Dass mit den geringer werdenden Kirchbeiträgen, die drei Viertel des Gesamt-Etats ausmachen, die verwaisten Gotteshäuser im urbanen Raum nicht mehr in dieser Form erhalten werden können, ist evident. So musste die Erzdiözese Wien 2022 mehr als neun Millionen Euro (sechs Prozent der Aufwendungen) nur für „bauliche Zwecke“ in den Pfarren ausgeben – Betriebskosten nicht eingerechnet. Aber nicht jeder Sakralbau in der Stadt ist so bedeutend wie eine Basilika wie die Votivkirche, deren Renovierung 20 Jahre gedauert und gut 30 Millionen Euro verschlungen hat.
Kirchen abgegeben
Für heuer wird im Diözesanhaushalt übrigens ein Fehlbetrag von 4,2 Millionen Euro erwartet. In den vergangenen Jahren wurden bereits einige Wiener Kirchen an andere christliche Gemeinschaften abgegeben und so als Gotteshäuser erhalten – etwa die Neulerchenfelder Kirche an die serbisch-orthodoxe Kirche oder „Maria vom Siege“ an die Kopten. Und von Kardinal Christoph Schönborn wurde vor einem Jahrzehnt eine Strukturreform mit Pfarrzusammenlegungen („Pfarre Neu“) angestoßen. Künftig wird man aber wohl nicht umhinkommen – wie in anderen Ländern längst üblich –, verstärkt Verkäufe durchzuführen und weltliche Nutzungen hinzunehmen.

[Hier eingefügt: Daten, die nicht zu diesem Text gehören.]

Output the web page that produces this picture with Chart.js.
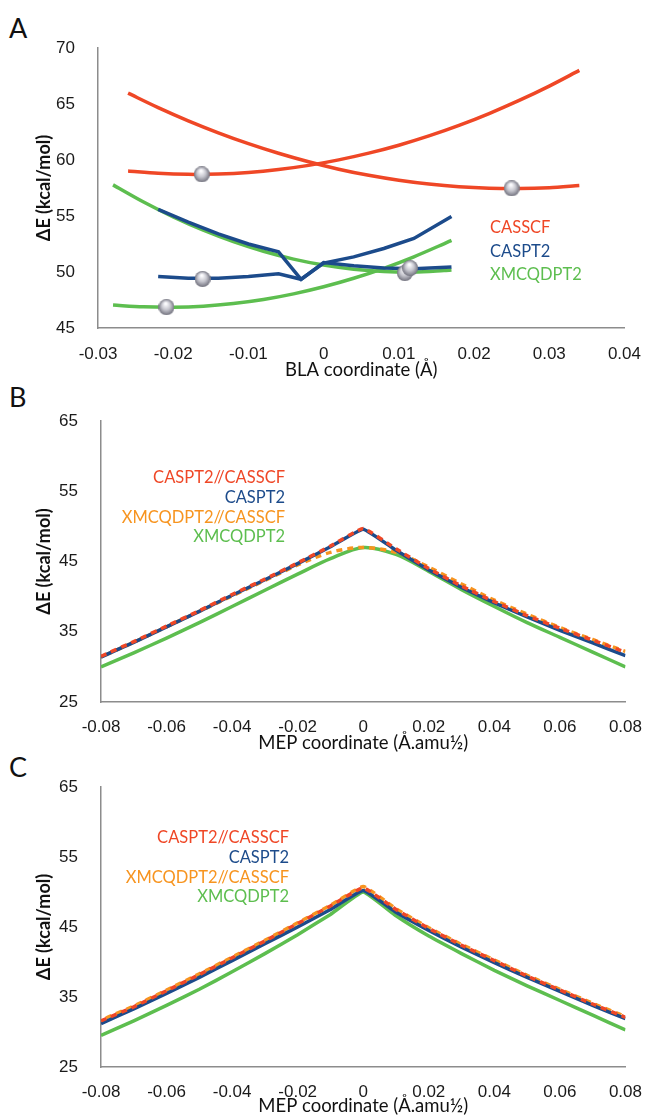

Kirchen sollen so verwertet werden, dass einem nicht schlecht wird – dass es keine Bordelle werden.
Weckruf
Hinter vorgehaltener Hand spricht man in der Erzdiözese davon, dass die Zahlen auch ein Weckruf Richtung der Pfarren sein sollen, offiziell ist Pressesprecher Michael Prüller um vorösterliche Zurückhaltung bemüht.
Bei den „Verwerfungen“ handle es sich um „eine Reihe von Zahlenspielen zu dem Zweck, die Notwendigkeit eines sparsamen Umgangs mit den Ressourcen zu verdeutlichen“; das Ganze habe „den Charakter eines Gedankenexperiments“ und bilde bloß Trendfortschreibungen ab. „Kein Mensch denkt daran, 14 Kirchen pro Jahr abzugeben. Die Zahl zeigt freilich, dass wir aktiv mit dem Faktum umgehen müssen, dass die Belastungen je Katholiken steigen“, so Prüller.
Derzeit gebe es konkretere Überlegungen für weitere drei Kirchen, die in den nächsten zwei Jahren schlagend werden könnten. „Es wird wohl aufgrund der abnehmenden Ressourcen in den kommenden Jahren damit zu rechnen sein, dass wir noch weitere Kirchen abgeben werden, aber mit Maß und Ziel, auch wenn der steile Anstieg von Bau- und Erhaltungskosten den Pfarren naturgemäß zusetzt.“ Letztlich gehe es mit neuen Nutzungskonzepten auch um neue Finanzierungsperspektiven – und im Endeffekt um Strukturen zur Weitergabe des Glaubens: „Mit wie vielen Kirchen wir das tun, ist sekundär und wird sich nach dem finanziell Machbaren richten müssen. Für uns heißt das im Ressourceneinsatz: intelligent sparen“, erklärt Prüller.
„Fürchtet euch nicht!“
Für Dompfarrer Toni Faber indes sind die genannten Zahlen keine Überraschung: „Es ist ganz normal, dass wir nicht mehr die ganze Gebäudestruktur brauchen, die unter Joseph II. eingerichtet worden ist. Es ist unausweichlich und braucht uns nicht in Furcht und Schrecken versetzen. Wir können uns die Gebäude einfach nicht mehr leisten!“
Alle 500 Meter eine Kirche in der Stadt werde es künftig nicht mehr spielen – „wir werden Zentralkirchen brauchen, dazu kleine Gebetsräume“, so Faber. „Und hoffentlich bei gutem Wind manche Kirchen so verwerten können, dass einem nicht schlecht wird dabei, dass es kein Bordell wird, sondern vielleicht eine Bibliothek oder Ähnliches.“ Aus Holland, Belgien gäbe es viele Beispiele einer sinnvollen Nachnutzung – aber auch schon aus Österreich, wo Ordensgemeinschaften Teile abgetreten und etwa für Wohnzwecke oder Pflegeheime Nachnutzungen gefunden hätten.
Allerdings: „Wenn man Kirchen anderen Konfessionen gibt, ist das fantastisch. Aber wir werden es nicht immer in der Hand haben. Wir werden froh sein, wenn man uns die Kirchengebäude abnimmt“, sagt Faber.